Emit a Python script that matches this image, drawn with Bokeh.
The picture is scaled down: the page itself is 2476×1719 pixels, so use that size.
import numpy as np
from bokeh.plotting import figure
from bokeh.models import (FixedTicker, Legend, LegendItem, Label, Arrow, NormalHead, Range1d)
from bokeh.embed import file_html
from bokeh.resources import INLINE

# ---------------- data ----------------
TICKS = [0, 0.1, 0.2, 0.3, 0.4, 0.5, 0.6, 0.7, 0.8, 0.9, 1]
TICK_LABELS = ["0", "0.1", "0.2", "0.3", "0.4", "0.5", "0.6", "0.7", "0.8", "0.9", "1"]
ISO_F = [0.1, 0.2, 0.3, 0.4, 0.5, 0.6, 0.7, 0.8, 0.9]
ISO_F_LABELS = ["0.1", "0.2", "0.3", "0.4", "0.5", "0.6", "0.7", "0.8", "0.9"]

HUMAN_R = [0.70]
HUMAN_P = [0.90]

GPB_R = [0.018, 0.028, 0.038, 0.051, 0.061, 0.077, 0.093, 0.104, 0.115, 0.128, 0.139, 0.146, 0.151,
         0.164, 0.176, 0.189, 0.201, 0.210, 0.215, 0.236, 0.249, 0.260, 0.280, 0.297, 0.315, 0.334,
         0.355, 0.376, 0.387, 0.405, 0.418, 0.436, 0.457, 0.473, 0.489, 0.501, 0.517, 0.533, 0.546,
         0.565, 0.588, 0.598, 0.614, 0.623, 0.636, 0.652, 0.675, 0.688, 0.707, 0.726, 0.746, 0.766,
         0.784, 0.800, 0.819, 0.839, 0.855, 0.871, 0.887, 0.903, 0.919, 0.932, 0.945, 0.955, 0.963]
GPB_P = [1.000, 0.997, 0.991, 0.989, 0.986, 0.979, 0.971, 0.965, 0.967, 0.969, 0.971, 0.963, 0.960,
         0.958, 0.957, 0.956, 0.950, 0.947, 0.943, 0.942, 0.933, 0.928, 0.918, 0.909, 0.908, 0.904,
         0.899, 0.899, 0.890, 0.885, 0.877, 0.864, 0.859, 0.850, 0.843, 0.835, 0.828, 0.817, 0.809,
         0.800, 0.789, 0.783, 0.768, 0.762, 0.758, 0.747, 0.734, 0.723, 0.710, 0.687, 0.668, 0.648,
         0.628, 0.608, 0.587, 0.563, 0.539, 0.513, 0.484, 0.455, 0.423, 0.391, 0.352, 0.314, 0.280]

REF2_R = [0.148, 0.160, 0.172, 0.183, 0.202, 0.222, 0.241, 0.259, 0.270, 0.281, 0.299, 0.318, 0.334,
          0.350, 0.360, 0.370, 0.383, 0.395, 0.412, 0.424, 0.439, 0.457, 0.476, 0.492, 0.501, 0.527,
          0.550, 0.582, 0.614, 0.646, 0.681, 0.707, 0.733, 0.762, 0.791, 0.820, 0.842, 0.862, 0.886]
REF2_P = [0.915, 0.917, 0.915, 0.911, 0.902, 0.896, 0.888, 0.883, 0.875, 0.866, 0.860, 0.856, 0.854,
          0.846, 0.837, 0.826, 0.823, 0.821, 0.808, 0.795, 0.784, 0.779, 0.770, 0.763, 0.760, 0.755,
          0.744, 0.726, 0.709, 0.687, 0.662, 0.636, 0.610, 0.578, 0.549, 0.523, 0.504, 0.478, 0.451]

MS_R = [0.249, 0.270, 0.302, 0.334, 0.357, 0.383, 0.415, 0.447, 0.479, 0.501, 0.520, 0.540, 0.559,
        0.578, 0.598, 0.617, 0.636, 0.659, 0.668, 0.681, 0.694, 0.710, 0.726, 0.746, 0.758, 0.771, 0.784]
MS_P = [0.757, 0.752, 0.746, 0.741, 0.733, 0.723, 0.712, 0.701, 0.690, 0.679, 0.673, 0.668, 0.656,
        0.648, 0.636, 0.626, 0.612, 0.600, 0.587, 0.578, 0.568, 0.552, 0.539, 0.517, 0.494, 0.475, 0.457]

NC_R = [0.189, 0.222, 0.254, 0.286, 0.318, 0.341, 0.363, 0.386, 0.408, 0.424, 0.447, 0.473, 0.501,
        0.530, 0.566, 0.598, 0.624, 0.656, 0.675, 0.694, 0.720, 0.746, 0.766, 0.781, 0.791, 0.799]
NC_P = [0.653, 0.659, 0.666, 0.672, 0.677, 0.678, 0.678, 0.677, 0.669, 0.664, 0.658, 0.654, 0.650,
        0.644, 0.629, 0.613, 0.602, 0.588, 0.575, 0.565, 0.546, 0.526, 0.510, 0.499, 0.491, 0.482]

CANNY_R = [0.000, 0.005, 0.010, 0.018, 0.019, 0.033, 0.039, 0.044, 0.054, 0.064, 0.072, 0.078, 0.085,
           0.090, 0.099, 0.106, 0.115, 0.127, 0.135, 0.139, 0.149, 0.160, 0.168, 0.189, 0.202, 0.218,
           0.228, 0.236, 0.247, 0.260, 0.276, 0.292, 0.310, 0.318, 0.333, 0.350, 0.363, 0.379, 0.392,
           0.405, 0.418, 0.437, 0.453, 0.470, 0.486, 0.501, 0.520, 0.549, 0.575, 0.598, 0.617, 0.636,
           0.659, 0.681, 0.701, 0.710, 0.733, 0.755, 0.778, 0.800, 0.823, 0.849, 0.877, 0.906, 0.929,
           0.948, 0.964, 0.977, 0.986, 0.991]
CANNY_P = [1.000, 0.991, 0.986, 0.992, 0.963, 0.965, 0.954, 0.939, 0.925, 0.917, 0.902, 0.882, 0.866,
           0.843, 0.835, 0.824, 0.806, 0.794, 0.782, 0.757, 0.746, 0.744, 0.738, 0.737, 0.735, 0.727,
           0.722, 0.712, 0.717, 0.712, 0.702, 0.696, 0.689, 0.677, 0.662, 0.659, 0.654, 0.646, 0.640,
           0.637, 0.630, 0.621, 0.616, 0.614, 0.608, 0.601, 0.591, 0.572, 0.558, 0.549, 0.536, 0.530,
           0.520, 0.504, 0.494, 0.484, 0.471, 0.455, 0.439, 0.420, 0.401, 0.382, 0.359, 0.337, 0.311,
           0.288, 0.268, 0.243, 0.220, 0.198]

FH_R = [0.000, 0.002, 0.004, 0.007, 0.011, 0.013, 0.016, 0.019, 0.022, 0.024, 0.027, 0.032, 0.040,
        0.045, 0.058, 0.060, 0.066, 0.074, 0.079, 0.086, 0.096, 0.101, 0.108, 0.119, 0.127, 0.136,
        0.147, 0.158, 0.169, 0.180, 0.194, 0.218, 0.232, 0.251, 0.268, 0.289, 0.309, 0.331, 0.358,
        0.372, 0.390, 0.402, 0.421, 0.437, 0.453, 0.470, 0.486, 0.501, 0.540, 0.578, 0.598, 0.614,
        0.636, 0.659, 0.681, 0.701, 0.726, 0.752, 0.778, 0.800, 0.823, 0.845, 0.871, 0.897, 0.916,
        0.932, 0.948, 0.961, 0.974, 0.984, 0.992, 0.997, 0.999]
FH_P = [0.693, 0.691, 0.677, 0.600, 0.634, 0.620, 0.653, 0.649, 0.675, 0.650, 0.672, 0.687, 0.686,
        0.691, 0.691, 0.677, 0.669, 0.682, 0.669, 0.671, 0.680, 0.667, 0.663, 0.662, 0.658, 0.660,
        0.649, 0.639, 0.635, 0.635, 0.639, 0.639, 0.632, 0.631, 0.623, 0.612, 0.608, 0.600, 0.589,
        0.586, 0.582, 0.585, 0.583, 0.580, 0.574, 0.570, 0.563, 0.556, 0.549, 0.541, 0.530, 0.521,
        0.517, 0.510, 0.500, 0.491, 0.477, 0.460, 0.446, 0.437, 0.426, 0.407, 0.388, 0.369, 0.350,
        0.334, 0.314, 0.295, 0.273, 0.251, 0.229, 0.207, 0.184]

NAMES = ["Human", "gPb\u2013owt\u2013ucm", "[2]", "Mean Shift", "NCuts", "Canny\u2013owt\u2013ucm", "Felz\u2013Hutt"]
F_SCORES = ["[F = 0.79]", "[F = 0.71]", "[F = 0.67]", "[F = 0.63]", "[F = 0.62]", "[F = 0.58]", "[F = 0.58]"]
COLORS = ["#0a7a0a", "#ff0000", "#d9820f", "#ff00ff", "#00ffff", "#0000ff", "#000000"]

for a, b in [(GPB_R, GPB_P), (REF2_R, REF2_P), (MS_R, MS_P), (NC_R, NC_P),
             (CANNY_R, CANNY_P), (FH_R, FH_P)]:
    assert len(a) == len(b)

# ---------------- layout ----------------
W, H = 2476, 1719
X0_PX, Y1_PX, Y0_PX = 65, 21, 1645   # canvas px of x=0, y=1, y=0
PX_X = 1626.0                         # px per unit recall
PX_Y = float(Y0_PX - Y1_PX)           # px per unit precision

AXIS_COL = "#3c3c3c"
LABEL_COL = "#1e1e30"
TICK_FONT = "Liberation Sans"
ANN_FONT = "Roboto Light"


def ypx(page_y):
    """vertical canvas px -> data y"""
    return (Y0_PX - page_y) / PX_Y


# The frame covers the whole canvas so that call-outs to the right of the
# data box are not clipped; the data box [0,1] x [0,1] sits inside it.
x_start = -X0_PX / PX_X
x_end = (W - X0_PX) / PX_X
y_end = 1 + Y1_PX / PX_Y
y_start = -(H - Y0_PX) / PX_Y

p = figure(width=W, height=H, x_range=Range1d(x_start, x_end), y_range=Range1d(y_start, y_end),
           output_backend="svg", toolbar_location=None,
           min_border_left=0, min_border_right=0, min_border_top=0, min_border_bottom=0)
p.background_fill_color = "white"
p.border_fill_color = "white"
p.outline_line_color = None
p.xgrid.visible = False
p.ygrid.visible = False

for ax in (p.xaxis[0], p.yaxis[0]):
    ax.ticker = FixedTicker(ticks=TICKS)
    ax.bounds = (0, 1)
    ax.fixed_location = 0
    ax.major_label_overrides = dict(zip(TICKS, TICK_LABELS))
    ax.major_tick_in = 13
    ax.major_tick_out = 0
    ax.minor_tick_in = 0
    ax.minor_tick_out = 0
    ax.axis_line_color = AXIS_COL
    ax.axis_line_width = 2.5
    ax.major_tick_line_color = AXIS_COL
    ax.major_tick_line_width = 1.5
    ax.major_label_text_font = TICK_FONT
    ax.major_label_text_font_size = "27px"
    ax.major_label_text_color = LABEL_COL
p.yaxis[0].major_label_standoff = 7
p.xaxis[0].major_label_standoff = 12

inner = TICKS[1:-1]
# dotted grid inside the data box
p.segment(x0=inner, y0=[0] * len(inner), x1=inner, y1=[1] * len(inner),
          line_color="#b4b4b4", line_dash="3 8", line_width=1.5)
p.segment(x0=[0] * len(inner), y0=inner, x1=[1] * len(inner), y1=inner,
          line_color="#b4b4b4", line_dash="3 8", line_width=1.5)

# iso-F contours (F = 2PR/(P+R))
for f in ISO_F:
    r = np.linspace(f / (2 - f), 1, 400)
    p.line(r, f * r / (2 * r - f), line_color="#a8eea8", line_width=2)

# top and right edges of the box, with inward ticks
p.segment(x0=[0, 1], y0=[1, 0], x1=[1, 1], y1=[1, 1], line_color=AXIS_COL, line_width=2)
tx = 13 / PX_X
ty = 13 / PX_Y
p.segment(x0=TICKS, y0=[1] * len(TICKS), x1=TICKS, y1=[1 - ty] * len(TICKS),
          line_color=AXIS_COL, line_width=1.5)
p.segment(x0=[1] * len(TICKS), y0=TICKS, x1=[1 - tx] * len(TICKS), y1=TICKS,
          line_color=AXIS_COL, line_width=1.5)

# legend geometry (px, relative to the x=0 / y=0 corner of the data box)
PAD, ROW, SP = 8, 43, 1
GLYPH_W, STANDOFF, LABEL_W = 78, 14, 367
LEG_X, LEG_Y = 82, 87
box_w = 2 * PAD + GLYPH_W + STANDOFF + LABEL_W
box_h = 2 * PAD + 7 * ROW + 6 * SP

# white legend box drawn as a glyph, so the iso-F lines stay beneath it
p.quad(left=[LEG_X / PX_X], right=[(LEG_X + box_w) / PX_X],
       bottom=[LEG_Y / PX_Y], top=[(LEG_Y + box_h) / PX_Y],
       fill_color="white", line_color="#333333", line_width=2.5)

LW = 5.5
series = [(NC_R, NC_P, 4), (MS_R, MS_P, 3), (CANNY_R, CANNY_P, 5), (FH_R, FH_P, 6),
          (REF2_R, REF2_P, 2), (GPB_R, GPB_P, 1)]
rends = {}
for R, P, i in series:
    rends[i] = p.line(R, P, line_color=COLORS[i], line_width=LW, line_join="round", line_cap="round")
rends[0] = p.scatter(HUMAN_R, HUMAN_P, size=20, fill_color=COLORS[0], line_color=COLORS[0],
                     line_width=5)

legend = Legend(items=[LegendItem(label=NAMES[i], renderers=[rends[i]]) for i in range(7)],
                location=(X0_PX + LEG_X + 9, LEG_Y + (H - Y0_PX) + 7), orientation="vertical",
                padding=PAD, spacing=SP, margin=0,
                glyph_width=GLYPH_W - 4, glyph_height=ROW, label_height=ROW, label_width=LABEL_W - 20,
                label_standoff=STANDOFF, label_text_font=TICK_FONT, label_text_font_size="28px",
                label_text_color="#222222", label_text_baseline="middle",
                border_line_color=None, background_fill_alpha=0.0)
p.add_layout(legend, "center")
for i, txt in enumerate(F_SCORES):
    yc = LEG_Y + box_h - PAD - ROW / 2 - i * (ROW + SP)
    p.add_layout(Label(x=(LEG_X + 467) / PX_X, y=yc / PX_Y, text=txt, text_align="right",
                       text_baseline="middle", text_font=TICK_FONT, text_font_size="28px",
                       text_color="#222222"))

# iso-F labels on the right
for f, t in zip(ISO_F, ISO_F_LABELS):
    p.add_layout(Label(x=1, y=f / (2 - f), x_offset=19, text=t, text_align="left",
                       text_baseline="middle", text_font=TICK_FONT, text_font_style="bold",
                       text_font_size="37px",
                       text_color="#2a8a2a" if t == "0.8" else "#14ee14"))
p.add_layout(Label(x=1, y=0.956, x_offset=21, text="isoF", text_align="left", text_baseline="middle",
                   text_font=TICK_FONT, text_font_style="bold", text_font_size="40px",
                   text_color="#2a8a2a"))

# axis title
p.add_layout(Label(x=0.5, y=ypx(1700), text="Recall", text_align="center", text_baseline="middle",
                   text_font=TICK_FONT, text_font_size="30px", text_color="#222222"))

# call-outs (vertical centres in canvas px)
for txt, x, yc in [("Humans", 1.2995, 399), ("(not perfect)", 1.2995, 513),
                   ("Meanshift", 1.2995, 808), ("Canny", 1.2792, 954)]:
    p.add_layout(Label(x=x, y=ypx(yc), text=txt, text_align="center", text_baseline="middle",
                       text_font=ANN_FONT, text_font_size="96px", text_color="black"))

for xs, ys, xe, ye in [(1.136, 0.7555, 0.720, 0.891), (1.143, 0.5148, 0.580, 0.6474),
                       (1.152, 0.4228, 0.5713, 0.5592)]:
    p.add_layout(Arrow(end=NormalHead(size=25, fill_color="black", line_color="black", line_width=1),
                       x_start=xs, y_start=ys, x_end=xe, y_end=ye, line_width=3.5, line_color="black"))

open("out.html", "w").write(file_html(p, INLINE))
# # # #
GOAL OF THE EXERCISE :: From the listing above, return each line with the word "that".

SOLUTION TO THIS TASK ::
Emit a Python script that matches this image, drawn with Bokeh.
The picture is scaled down: the page itself is 2476×1719 pixels, so use that size.
# The frame covers the whole canvas so that call-outs to the right of the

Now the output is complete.